Mestre em Comunição Contemporânea (Análises em Imagem e Som). Jornalista e professor na Universidade Anhembi Morumbi nas áreas de Estudos da Semiótica e Linguagem Audiovisual. Pesquisador e escritor, co-autor do "Dicionário de Comunicação" pela editora Paulus, organizado pelo Prof. Dr. Ciro Marcondes Filho e autor dos livros "O Caos Semiótico" e "Cinegnose – a recorrência de elementos gnósticos na produção cinematográfica" pela Editora Livrus.
No filme "O Novíssimo Testamento" Deus não morreu - apenas se tornou inútil
Deus existe, e ele está em algum lugar em Bruxelas. Arrogante e grosseiro, passa os dias digitando em um computador ultrapassado regras para tornar a vida de todos um inferno. Mas o que ninguém sabe é que Ele tem uma filha que está decidida a ser mais bem sucedida do que seu irmão, Jesus – libertar a humanidade do jugo de um Demiurgo através do Novíssimo Testamento. Esse é o filme “O Novíssimo Testamento” (Le Tout Nouveau Testament, 2015) do belga Jaco van Dormael, uma comédia de humor negro blasfema, herética mas, principalmente, gnóstica: se soubéssemos o momento exato da nossa morte, paradoxalmente viveríamos melhor a vida que nos resta, sem o medo do caos e do aleatório que impedem o nosso livre-arbítrio. Para Van Domael, Deus não morreria, mas se tornaria inútil.
O que faria o leitor se soubesse o dia, a hora e o minuto exato da sua morte? Continuaria levando a vida normalmente cumprindo seus deveres e reponsabilidades à espera do fim? Ou mandaria tudo às favas e realizaria tudo aquilo que seus deveres e responsabilidades não deixavam?
Mas quem enviou essa informação tão precisa e perturbadora? Uma pessoa que teve acesso ao computador de Deus, roubou as informações e, por vingança, as enviou para todos os celulares do planeta via mensagem SMS.
E essa pessoa é nada mais do que a desconhecida filha pré-adolescente de Deus (sempre lembramos apenas de Jesus) que tem um plano para se libertar do jugo do seu Pai: voltar à Terra e escrever O Novíssimo Testamento.

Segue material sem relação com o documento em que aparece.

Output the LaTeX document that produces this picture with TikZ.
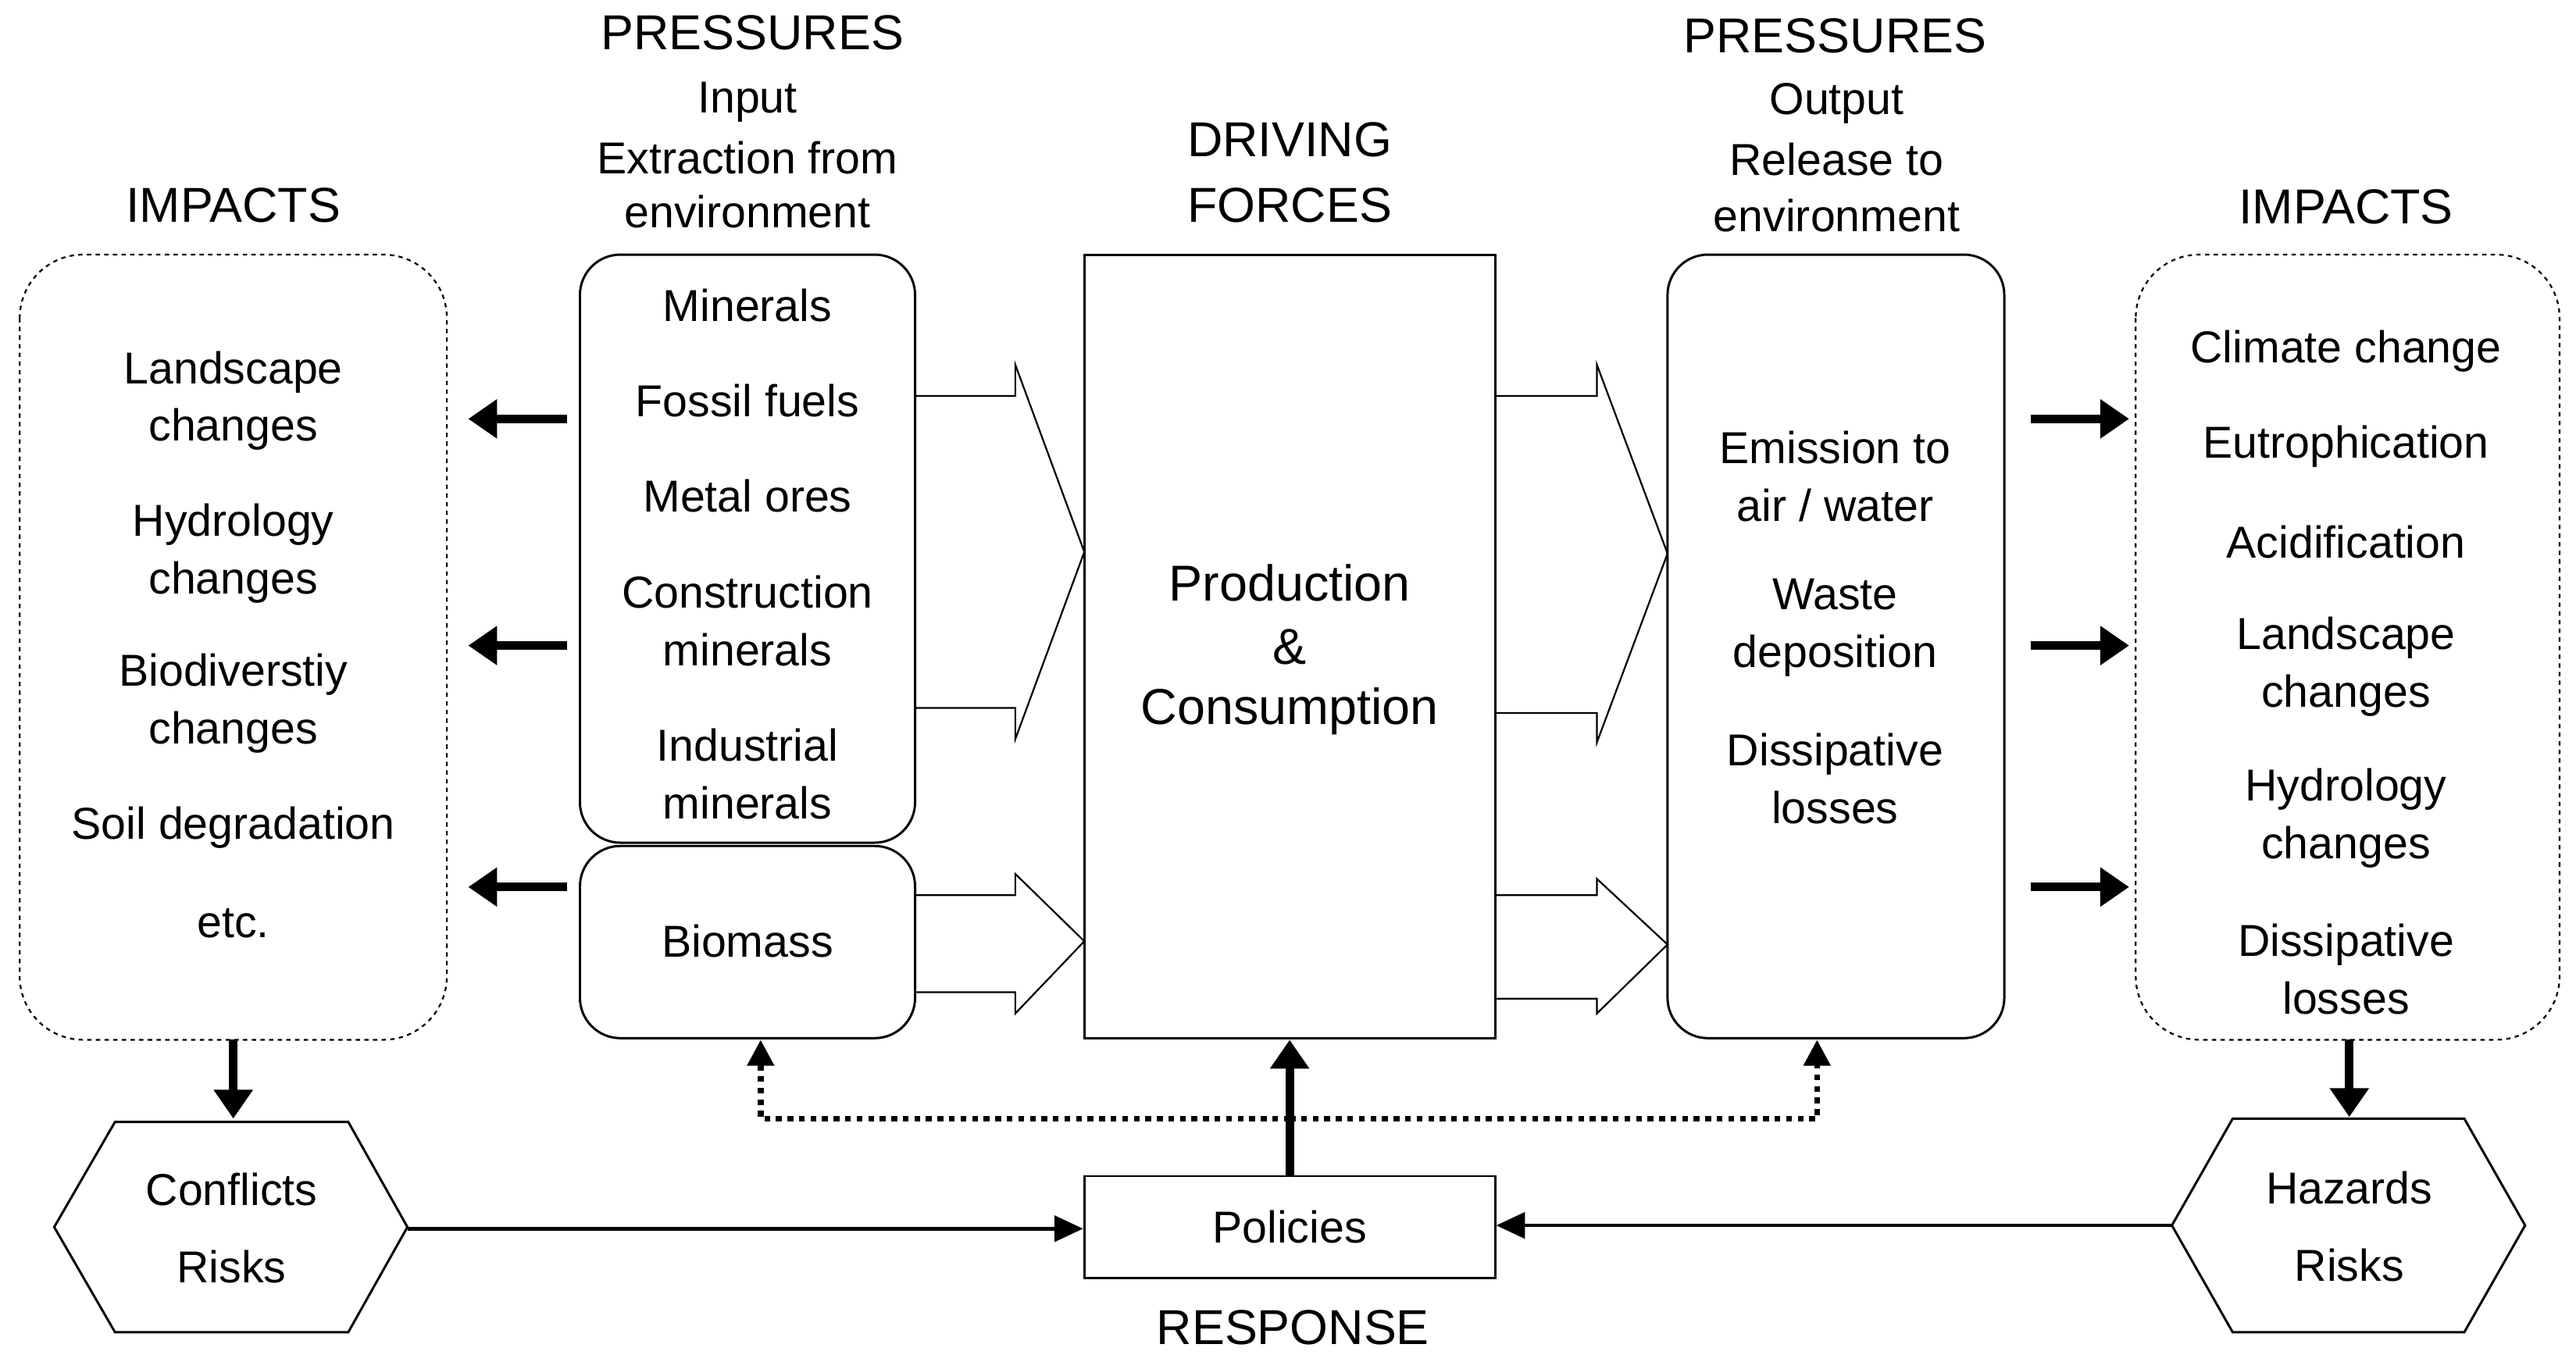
\documentclass[tikz,border=0pt]{standalone}
\usepackage{fontspec}
\setmainfont{Liberation Sans}
\usetikzlibrary{arrows.meta}
\begin{document}
\begin{tikzpicture}[x=0.02cm,y=-0.02cm,
  every node/.style={font=\fontsize{15.5}{17}\selectfont,align=center,inner sep=0},
  ttl/.style={font=\fontsize{17}{19}\selectfont},
  box/.style={draw,line width=0.8pt,rounded corners=14},
  dbox/.style={draw,dashed,dash pattern=on 1.5pt off 1.5pt,line width=0.6pt,rounded corners=22},
  thick arrow/.style={line width=3pt,-{Triangle[length=10pt,width=13pt]}},
  hollow/.style={draw,line width=0.6pt,fill=white},
  thin arrow/.style={line width=1.2pt,-{Triangle[length=10pt,width=9pt]}}]
\useasboundingbox (0,0) rectangle (1568,829);
% hollow arrows
\draw[hollow] (557,241)--(618,241)--(618,222)--(660,336)--(618,450)--(618,431)--(557,431);
\draw[hollow] (557,545)--(618,545)--(618,532)--(660,573)--(618,617)--(618,604)--(557,604);
\draw[hollow] (910,241)--(972,241)--(972,222)--(1015,337)--(972,452)--(972,434)--(910,434);
\draw[hollow] (910,545)--(972,545)--(972,535)--(1015,575)--(972,617)--(972,608)--(910,608);
% boxes
\draw[dbox] (12,155) rectangle (272,633);
\draw[dbox] (1300,155) rectangle (1558,633);
\draw[box] (353,155) rectangle (557,513);
\draw[box] (353,515) rectangle (557,632);
\draw[line width=0.8pt] (660,155) rectangle (910,632);
\draw[box] (1015,155) rectangle (1220,632);
\node[draw,line width=0.8pt,minimum width=250*0.02cm,minimum height=62*0.02cm] (pol) at (785,747) {Policies};
% hexagons
\draw[line width=0.8pt] (33,747)--(70,683)--(212,683)--(248,747)--(212,811)--(70,811)--cycle;
\coordinate (lhex) at (248,748);
\draw[line width=0.8pt] (1322,746)--(1359,681)--(1500,681)--(1537,746)--(1500,811)--(1359,811)--cycle;
\coordinate (rhex) at (1322,746);
\node at (141,724) {Conflicts};
\node at (141,771) {Risks};
\node at (1430,723) {Hazards};
\node at (1430,770) {Risks};
% titles
\node[ttl] at (142,125) {IMPACTS};
\node[ttl] at (1428,126) {IMPACTS};
\node[ttl] at (458,20) {PRESSURES};
\node at (455,62) {Input};
\node at (455,96) {Extraction from};
\node at (455,129) {environment};
\node[ttl] at (1117,22) {PRESSURES};
\node at (1118,63) {Output};
\node at (1118,97) {Release to};
\node at (1118,131) {environment};
\node[ttl] at (785,85) {DRIVING};
\node[ttl] at (785,125) {FORCES};
\node[ttl] at (787,808) {RESPONSE};
% texts
\node at (142,244) {Landscape\\[3pt]changes};
\node at (142,337) {Hydrology\\[3pt]changes};
\node at (142,428) {Biodiverstiy\\[3pt]changes};
\node at (142,504) {Soil degradation};
\node at (142,562) {etc.};
\node at (455,186) {Minerals};
\node at (455,244) {Fossil fuels};
\node at (455,302) {Metal ores};
\node at (455,378) {Construction\\[3pt]minerals};
\node at (455,471) {Industrial\\[3pt]minerals};
\node at (455,573) {Biomass};
\node[font=\fontsize{17.5}{19}\selectfont] at (785,355) {Production};
\node[font=\fontsize{17.5}{19}\selectfont] at (785,394) {\&};
\node[font=\fontsize{17.5}{19}\selectfont] at (785,433) {Consumption};
\node at (1117,290) {Emission to\\[3pt]air / water};
\node at (1117,382) {Waste\\[3pt]deposition};
\node at (1117,474) {Dissipative\\[3pt]losses};
\node at (1428,214) {Climate change};
\node at (1428,272) {Eutrophication};
\node at (1428,330) {Acidification};
\node at (1428,406) {Landscape\\[3pt]changes};
\node at (1428,498) {Hydrology\\[3pt]changes};
\node at (1428,590) {Dissipative\\[3pt]losses};
% thick arrows
\foreach \y in {255,393,540}{
  \draw[thick arrow] (345,\y)--(285,\y);
  \draw[thick arrow] (1236,\y)--(1296,\y);}
\draw[thick arrow] (142,633)--(142,681);
\draw[thick arrow] (1430,633)--(1430,680);
\draw[thick arrow] (pol.north)--(785,633);
% thin arrows
\draw[thin arrow] (lhex)--(pol.west|-lhex);
\draw[thin arrow] (rhex)--(pol.east|-rhex);
% dotted
\draw[line width=2pt,dotted,-{Triangle[length=9pt,width=9pt]}] (785,681)-|(463,633);
\draw[line width=2pt,dotted,-{Triangle[length=9pt,width=9pt]}] (785,681)-|(1106,633);
\end{tikzpicture}
\end{document}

Mas desta vez, e diferente de Jesus, sem morrer antes e ter controle total sobre a sua obra.
Esse é o novo filme do diretor belga Jaco Van Dormael (Sr. Ninguém, 2009) que a crítica especializada vem definindo como uma “comédia blasfema”. O que para o Cinegnose significa uma comédia gnóstica. Se no filme Sr. Ninguém as referencias gnósticas eram altamente simbólicas onde o protagonista lutava contra o aleatório que interferia no livre arbítrio, em O Novíssimo Testamento a visão gnóstica sobre Deus e a Criação é bem mais explícita.
Deus existe é Ele mora recluso em algum lugar em Bruxelas. Rabugento, abusivo, desbocado e vingativo vive diante a tela de um computador ultrapassado controlando a vida da humanidade e sempre preocupado em evitar que os humanos tenham ideias de “fugir de toda a merda”.
Os temas como Livre-arbítrio, Determinação e o Tempo desenvolvidos de forma simbólica e filosófica em Sr. Ninguém, em O Novo Testamento são expostos de forma direta e ironicamente divertida – se nascimento e morte são maquiavelicamente determinados por Deus em um computador, quando o homem tiver em suas mãos essas informações então poderá se libertar de toda dor e sofrimento impostos pela sociedade e ter a vida em suas próprias mãos.
Então, Deus não morrerá: apenas se tornará uma ideia inútil.